PROMPT
Pick out each line containing the string "chart" and copy it.

%%

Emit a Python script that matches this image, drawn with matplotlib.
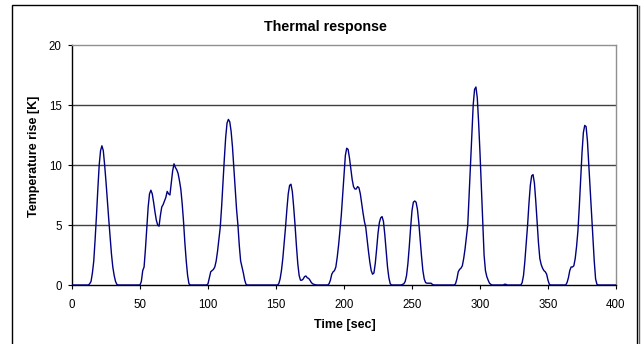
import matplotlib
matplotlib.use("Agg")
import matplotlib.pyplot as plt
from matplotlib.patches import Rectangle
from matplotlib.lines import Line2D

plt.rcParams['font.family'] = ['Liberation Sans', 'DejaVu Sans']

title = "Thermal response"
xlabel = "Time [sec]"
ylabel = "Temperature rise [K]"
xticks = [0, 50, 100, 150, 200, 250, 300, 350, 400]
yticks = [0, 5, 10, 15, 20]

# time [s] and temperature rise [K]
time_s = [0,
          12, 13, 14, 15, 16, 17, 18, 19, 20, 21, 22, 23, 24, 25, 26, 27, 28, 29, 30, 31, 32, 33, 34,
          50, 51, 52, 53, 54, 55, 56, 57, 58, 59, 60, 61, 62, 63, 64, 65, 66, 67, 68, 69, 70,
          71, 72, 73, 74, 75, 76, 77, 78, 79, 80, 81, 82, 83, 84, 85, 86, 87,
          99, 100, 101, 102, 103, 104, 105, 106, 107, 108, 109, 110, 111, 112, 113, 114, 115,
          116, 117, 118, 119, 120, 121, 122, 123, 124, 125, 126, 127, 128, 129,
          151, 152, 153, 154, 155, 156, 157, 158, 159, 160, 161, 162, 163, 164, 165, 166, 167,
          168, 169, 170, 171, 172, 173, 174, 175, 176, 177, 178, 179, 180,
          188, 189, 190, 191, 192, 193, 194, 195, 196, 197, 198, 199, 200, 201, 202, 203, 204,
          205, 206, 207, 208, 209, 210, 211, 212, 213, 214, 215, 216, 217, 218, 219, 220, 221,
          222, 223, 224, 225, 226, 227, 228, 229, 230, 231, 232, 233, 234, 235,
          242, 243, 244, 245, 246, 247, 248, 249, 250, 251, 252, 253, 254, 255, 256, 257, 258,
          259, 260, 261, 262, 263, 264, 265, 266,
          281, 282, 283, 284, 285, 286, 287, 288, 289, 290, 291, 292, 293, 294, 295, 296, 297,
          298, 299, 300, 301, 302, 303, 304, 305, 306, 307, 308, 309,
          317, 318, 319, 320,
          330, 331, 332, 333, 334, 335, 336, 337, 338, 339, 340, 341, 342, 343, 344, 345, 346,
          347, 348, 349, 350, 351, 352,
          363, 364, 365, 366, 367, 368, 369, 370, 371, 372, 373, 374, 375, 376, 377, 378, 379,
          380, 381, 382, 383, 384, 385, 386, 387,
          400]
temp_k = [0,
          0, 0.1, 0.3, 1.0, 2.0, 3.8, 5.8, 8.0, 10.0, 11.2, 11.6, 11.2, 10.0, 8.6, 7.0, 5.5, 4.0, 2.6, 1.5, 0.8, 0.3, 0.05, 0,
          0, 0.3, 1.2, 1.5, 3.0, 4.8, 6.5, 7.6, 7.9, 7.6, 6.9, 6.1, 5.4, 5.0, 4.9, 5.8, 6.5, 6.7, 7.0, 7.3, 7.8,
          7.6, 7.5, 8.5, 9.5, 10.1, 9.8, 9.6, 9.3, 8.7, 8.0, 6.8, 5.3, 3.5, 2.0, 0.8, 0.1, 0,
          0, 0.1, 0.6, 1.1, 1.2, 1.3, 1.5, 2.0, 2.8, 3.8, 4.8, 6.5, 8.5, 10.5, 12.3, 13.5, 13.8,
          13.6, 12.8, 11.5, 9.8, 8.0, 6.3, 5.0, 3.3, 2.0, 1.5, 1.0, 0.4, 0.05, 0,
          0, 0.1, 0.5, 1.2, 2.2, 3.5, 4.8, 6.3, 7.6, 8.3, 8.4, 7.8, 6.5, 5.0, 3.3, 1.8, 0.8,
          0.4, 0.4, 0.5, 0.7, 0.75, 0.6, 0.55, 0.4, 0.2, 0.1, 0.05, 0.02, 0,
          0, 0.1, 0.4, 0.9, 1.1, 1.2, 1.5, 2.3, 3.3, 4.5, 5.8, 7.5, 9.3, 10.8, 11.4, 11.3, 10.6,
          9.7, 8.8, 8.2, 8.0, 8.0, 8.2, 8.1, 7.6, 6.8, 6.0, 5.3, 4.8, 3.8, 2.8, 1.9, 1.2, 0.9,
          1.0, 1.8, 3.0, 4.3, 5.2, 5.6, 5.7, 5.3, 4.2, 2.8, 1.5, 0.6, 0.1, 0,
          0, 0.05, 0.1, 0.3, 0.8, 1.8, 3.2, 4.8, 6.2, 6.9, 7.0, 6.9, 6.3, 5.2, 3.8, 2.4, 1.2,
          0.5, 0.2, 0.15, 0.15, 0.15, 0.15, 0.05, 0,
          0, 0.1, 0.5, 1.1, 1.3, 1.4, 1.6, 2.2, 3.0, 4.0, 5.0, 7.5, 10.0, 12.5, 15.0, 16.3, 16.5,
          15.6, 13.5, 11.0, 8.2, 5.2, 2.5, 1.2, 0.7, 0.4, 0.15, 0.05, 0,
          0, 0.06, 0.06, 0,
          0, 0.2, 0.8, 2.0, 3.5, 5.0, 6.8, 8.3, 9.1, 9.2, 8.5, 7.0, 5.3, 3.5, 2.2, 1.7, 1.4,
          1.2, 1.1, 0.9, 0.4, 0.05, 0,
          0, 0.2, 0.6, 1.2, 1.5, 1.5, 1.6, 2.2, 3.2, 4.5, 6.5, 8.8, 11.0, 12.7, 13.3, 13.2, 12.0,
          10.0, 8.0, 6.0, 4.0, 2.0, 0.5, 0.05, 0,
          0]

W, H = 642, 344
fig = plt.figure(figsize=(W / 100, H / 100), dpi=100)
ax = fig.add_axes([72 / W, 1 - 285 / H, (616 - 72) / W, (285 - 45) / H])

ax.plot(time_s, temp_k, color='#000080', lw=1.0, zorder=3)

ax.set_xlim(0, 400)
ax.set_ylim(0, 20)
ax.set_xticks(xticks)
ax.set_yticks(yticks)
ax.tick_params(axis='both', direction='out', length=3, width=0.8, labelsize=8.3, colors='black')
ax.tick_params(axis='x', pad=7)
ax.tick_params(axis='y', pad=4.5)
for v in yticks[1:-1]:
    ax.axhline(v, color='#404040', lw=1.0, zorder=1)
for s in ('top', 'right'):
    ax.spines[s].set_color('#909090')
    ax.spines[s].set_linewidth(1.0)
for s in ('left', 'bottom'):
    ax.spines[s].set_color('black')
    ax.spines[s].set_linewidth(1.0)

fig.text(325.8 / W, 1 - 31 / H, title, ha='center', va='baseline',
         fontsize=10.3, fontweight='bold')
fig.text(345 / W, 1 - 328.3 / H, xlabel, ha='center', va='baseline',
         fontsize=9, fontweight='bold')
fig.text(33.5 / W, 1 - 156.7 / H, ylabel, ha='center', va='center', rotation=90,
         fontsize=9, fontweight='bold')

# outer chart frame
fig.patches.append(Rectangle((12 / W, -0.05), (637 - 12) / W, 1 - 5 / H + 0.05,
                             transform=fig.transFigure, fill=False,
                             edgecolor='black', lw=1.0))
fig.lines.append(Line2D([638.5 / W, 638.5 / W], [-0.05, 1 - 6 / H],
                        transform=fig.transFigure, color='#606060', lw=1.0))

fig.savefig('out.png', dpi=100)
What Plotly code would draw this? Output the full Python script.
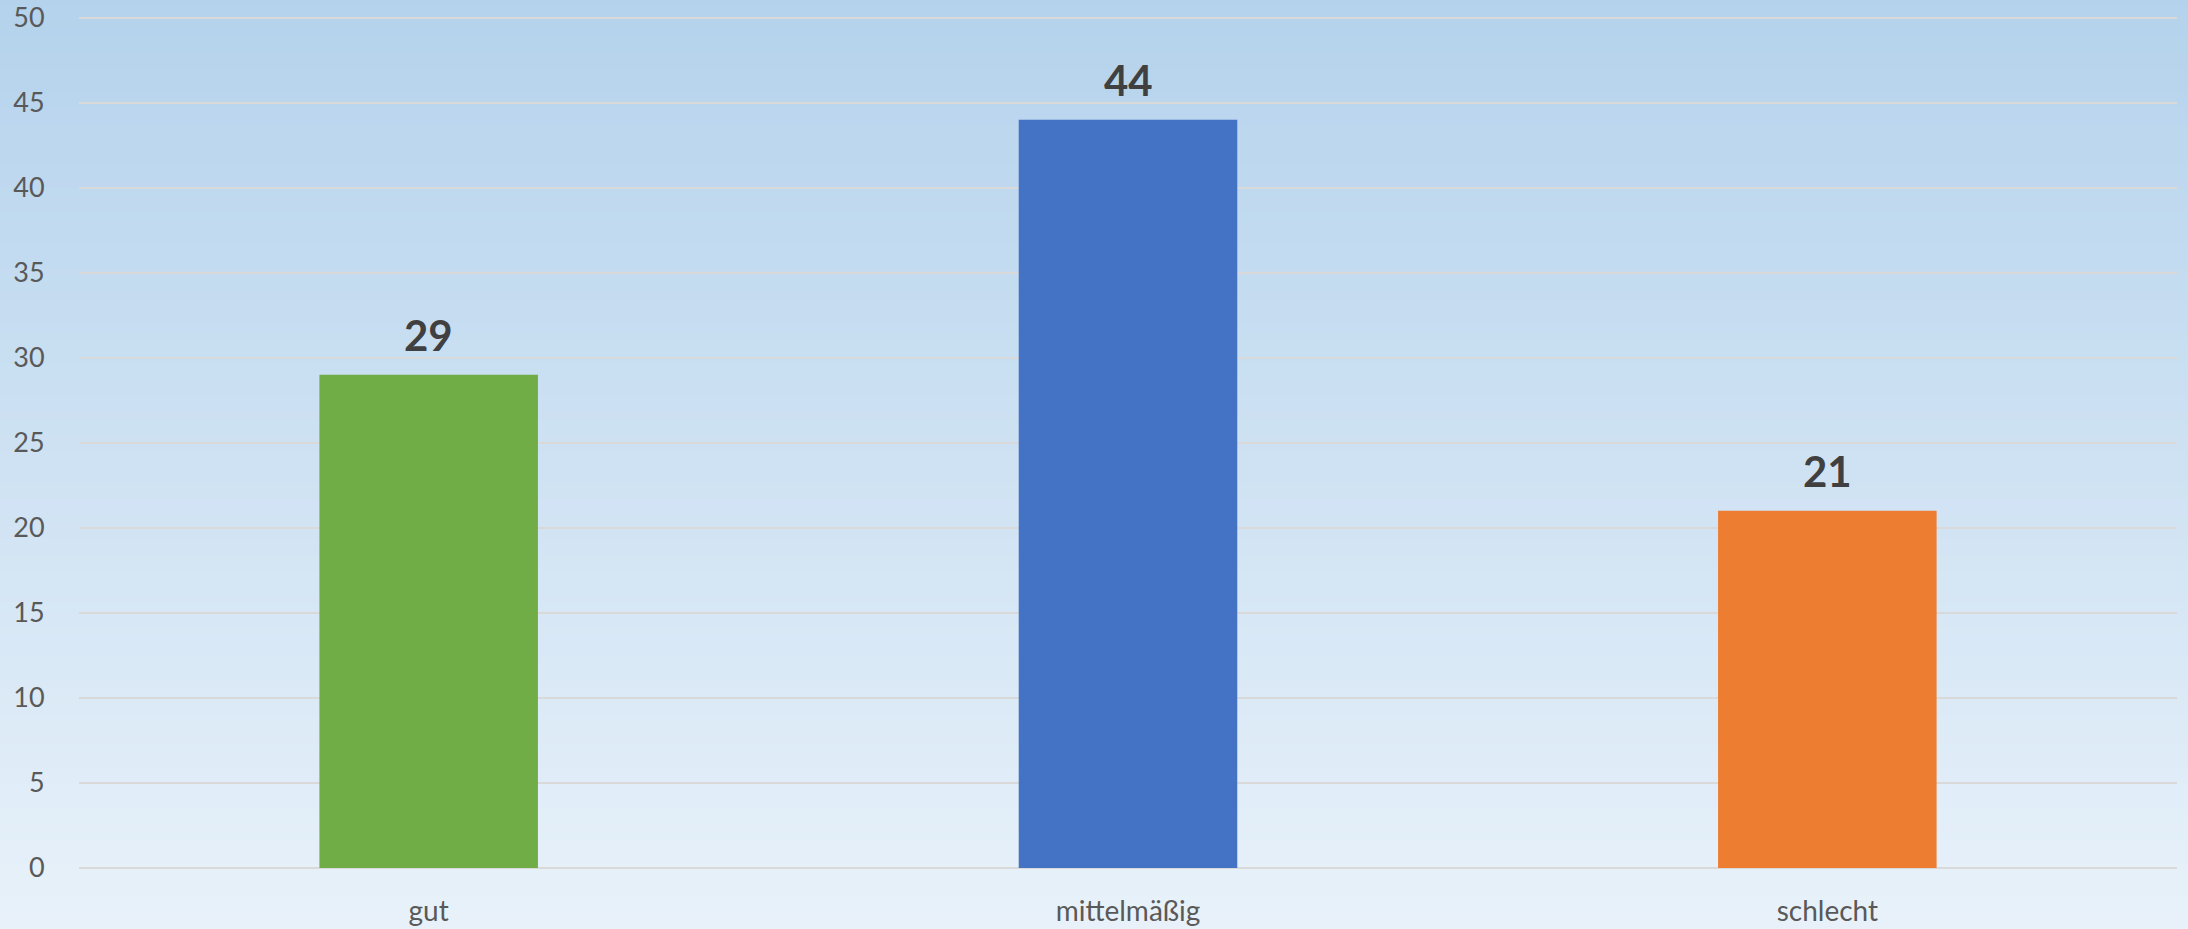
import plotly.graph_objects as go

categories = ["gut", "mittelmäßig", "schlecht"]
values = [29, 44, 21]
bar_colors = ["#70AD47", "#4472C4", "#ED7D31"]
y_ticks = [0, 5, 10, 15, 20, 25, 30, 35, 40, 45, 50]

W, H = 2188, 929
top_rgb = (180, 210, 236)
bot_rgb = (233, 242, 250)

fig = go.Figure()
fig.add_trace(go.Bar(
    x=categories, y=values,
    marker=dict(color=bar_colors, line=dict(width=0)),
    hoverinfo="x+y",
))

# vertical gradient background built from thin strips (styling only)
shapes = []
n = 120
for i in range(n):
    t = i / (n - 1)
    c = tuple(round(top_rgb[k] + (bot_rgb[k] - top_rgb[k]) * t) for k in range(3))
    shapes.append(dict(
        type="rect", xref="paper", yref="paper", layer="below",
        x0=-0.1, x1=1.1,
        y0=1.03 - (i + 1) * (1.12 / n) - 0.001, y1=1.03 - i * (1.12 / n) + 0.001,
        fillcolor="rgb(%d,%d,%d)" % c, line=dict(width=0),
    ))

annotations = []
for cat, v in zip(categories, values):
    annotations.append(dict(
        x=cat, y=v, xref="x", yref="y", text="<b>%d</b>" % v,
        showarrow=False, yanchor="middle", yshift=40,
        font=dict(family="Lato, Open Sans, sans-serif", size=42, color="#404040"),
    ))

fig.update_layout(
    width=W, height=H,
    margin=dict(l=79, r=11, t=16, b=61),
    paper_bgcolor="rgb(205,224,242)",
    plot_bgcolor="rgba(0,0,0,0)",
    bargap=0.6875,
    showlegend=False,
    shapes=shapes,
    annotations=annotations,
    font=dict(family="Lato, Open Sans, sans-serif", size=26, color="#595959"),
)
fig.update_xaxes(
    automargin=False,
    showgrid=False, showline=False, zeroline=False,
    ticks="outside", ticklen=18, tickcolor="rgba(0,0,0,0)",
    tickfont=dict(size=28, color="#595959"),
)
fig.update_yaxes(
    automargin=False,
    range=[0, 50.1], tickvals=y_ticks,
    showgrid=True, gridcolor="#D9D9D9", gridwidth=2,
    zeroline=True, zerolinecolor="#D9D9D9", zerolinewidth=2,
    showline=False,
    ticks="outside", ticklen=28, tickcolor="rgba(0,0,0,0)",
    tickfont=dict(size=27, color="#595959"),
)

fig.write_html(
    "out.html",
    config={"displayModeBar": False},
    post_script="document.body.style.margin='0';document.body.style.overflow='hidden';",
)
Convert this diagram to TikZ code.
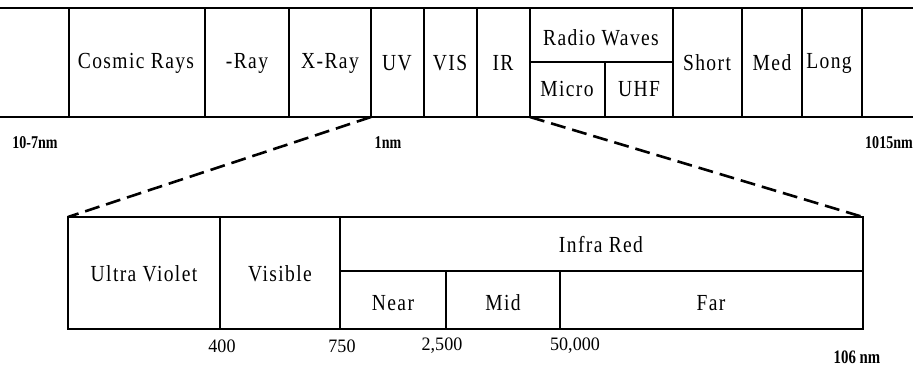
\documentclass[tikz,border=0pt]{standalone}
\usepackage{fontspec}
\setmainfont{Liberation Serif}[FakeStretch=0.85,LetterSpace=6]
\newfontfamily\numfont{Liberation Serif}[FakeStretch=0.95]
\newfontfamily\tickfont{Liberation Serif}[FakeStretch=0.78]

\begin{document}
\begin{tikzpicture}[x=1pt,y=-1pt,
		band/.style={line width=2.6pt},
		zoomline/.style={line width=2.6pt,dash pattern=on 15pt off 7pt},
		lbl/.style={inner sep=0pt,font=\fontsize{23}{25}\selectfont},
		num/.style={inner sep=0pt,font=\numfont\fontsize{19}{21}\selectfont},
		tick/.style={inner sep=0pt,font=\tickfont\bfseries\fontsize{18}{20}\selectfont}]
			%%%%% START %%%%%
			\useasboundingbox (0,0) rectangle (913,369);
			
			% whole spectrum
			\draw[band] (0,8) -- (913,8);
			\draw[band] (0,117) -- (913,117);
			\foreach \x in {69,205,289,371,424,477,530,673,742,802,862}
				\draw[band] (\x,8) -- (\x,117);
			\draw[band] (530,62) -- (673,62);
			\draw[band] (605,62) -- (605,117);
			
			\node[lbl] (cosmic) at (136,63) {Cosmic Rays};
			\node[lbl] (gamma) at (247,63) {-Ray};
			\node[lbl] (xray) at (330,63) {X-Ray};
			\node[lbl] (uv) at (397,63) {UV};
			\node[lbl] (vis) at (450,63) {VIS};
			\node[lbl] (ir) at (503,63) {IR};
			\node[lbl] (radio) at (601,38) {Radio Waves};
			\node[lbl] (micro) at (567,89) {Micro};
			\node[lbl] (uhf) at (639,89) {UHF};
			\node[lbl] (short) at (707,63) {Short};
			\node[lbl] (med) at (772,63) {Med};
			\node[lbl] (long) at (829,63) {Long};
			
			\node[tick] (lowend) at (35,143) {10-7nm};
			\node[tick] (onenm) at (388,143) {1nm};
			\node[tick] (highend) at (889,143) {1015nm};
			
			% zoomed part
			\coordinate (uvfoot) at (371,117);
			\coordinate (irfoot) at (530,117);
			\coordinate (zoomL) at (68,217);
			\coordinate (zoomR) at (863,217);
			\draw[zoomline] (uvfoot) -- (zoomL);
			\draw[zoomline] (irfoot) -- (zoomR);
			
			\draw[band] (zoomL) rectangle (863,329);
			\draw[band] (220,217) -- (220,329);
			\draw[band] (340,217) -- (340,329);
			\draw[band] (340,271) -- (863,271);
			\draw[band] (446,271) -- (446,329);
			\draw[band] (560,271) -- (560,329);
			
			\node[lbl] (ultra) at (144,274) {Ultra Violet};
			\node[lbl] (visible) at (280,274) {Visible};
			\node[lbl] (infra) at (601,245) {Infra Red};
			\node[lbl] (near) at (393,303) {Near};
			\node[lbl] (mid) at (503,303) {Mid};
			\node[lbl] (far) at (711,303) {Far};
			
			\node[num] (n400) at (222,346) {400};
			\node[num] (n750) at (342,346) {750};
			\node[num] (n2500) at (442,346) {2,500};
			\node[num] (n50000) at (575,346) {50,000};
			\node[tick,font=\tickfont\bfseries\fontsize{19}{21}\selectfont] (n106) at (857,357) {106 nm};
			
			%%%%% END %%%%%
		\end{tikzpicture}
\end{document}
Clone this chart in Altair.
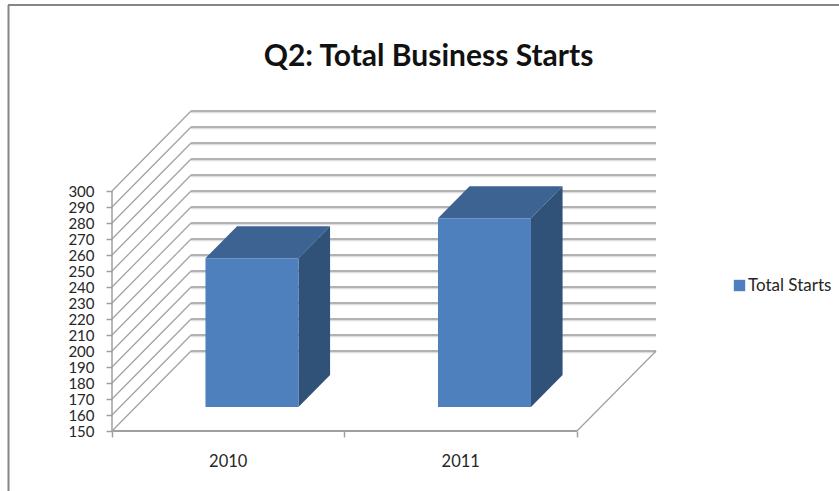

%%

THE RESPONSE
# outer chart frame
Clone this chart in Altair.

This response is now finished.